Here are the official definitions:

PMG uses the designation Exceptional Paper Quality (EPQ) for notes that, in the opinion of PMG graders, are original. By original, we mean that a note has not been physically, chemically, or materially processed to lend the appearance of a higher grade. PMG graders examine the embossing, inks, and overall integrity of each note to make the determination whether it will qualify for EPQ. Notes exhibiting normal wear-and-tear for their respective grades are eligible; normal wear may include factors affecting grade such as counting marks and folds. Notes receiving the EPQ designation must furthermore be unrestored. A restored note has had non-original material added to bring its appearance to a known or assumed state.
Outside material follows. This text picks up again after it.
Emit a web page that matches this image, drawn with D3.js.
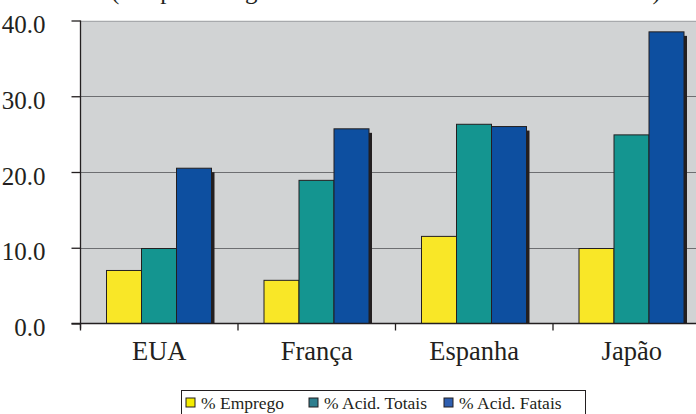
<!DOCTYPE html>
<html>
<head>
<meta charset="utf-8">
<script src="https://cdn.jsdelivr.net/npm/d3@7"></script>
<style>
  html, body { margin: 0; padding: 0; background: #ffffff; overflow: hidden; }
  svg { display: block; }
</style>
</head>
<body>
<svg id="chart" width="696" height="414"></svg>
<script>
// Countries along the x axis
const categories = ["EUA", "França", "Espanha", "Japão"];
// Series and their values (%)
const seriesNames = ["% Emprego", "% Acid. Totais", "% Acid. Fatais"];
const emprego     = [7.0, 5.7, 11.5, 9.9];
const acidTotais  = [9.9, 18.9, 26.3, 24.9];
const acidFatais  = [20.5, 25.7, 26.0, 38.5];
const yTicks = [0, 10, 20, 30, 40];
const titleText = "(Em percentagem do total de cada um dos indicadores)";

const seriesValues = [emprego, acidTotais, acidFatais];
const colors = ["#f9e727", "#149590", "#0d4fa0"];
const serif = "'Liberation Serif', 'Times New Roman', Times, serif";

const svg = d3.select("#chart");
const plot = { left: 80.5, top: 20.5, bottom: 323.5, right: 696 };

const x0 = d3.scaleBand().domain(categories).range([plot.left, plot.left + 4 * 157.5]).padding(0);
const x1 = d3.scaleBand().domain(seriesNames).range([26, 131]).padding(0);
const y = d3.scaleLinear().domain([0, 40]).range([plot.bottom, plot.top]);

// Title line running off the top edge
svg.append("text")
  .attr("x", 111).attr("y", -1)
  .style("font-family", serif).style("font-size", "25px")
  .attr("fill", "#231f20")
  .text(titleText);

// Plot background
svg.append("rect")
  .attr("x", plot.left).attr("y", plot.top)
  .attr("width", plot.right - plot.left).attr("height", plot.bottom - plot.top)
  .attr("fill", "#d1d3d4");

// Gridlines
svg.append("g").selectAll("line").data(yTicks.filter(d => d > 0)).join("line")
  .attr("x1", plot.left).attr("x2", plot.right)
  .attr("y1", d => Math.round(y(d)) + 0.5).attr("y2", d => Math.round(y(d)) + 0.5)
  .attr("stroke", d => d === 40 ? "#a7a9ac" : "#6d6e71").attr("stroke-width", 1.2);

// Bars with drop shadows
const rows = [];
categories.forEach((c, i) => seriesNames.forEach((s, j) => rows.push({ c, s, j, v: seriesValues[j][i] })));

const groups = svg.append("g").selectAll("g").data(categories).join("g")
  .attr("transform", d => `translate(${x0(d)},0)`);

groups.selectAll("rect.shadow")
  .data(c => rows.filter(r => r.c === c))
  .join("rect").attr("class", "shadow")
  .attr("x", d => x1(d.s) + 3).attr("y", d => y(d.v) + 4)
  .attr("width", x1.bandwidth()).attr("height", d => plot.bottom - y(d.v) - 4)
  .attr("fill", "#231f20");

groups.selectAll("rect.bar")
  .data(c => rows.filter(r => r.c === c))
  .join("rect").attr("class", "bar")
  .attr("x", d => x1(d.s)).attr("y", d => y(d.v))
  .attr("width", x1.bandwidth()).attr("height", d => plot.bottom - y(d.v))
  .attr("fill", d => colors[d.j])
  .attr("stroke", "#231f20").attr("stroke-width", 1);

// Y axis
const yAxis = svg.append("g").attr("transform", `translate(${plot.left},0)`)
  .call(d3.axisLeft(y).tickValues(yTicks).tickFormat(d3.format(".1f")).tickSize(9).tickPadding(26));
yAxis.select(".domain").attr("d", `M0,${plot.top}V${plot.bottom + 5}`).attr("stroke", "#231f20").attr("stroke-width", 1.3);
yAxis.selectAll(".tick line").attr("stroke", "#231f20").attr("stroke-width", 1.3);
yAxis.selectAll(".tick text")
  .style("font-family", serif).style("font-size", "25px")
  .attr("fill", "#231f20").attr("dy", 12);

// X axis
const xAxis = svg.append("g").attr("transform", `translate(0,${plot.bottom})`);
xAxis.append("line")
  .attr("x1", plot.left - 9).attr("x2", plot.right)
  .attr("stroke", "#231f20").attr("stroke-width", 1.3);
xAxis.selectAll("line.tick").data(categories).join("line").attr("class", "tick")
  .attr("x1", d => x0(d)).attr("x2", d => x0(d))
  .attr("y1", 0).attr("y2", 7)
  .attr("stroke", "#231f20").attr("stroke-width", 1.3);
xAxis.selectAll("text").data(categories).join("text")
  .attr("x", d => x0(d) + x0.bandwidth() / 2).attr("y", 36)
  .attr("text-anchor", "middle")
  .style("font-family", serif).style("font-size", "26.5px")
  .attr("fill", "#231f20")
  .text(d => d);

// Legend
const legend = svg.append("g");
legend.append("rect")
  .attr("x", 181.5).attr("y", 390.5).attr("width", 404).attr("height", 30)
  .attr("fill", "#ffffff").attr("stroke", "#231f20").attr("stroke-width", 1);
const legendX = [186, 309, 444];
const swatchColors = ["#f4ec00", "#2e7f8f", "#2f5fb0"];
const items = legend.selectAll("g.item").data(seriesNames).join("g").attr("class", "item")
  .attr("transform", (d, i) => `translate(${legendX[i]},398)`);
items.append("rect")
  .attr("width", 9).attr("height", 9)
  .attr("fill", (d, i) => swatchColors[i]).attr("stroke", "#231f20").attr("stroke-width", 1);
items.append("text")
  .attr("x", 15).attr("y", 10.5)
  .style("font-family", serif).style("font-size", "17.5px")
  .attr("fill", "#231f20")
  .text(d => d);
</script>
</body>
</html>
PCGS will affix a “PPQ” (Premium Paper Quality) designation to the grade (e.g.: “Gem New 65PPQ”). These are notes that bear no visible evidence of restoration and that retain all signs of fully original paper quality, such as paper wave, embossing, and bold ink color and eye appeal. “PPQ” notes should also have above average paper for the grade that is free of defects such as tears, pinholes, or other problems. This is not done to penalize those notes that are not fully original, as many are very collectible and highly valuable. Instead, this system is designed to reward those notes, both circulated and New, that possess premium paper quality and complete originality. It should be understood that even though a note may be fully original and free of any restoration, it still might not qualify for the “PPQ” designation.

BCS states: If a note is unaltered and has not gone through a restoring process and receives the grade of EF or higher it will receive an auxiliary designation of ORIGINAL stated on the holder directly beneath the number grade.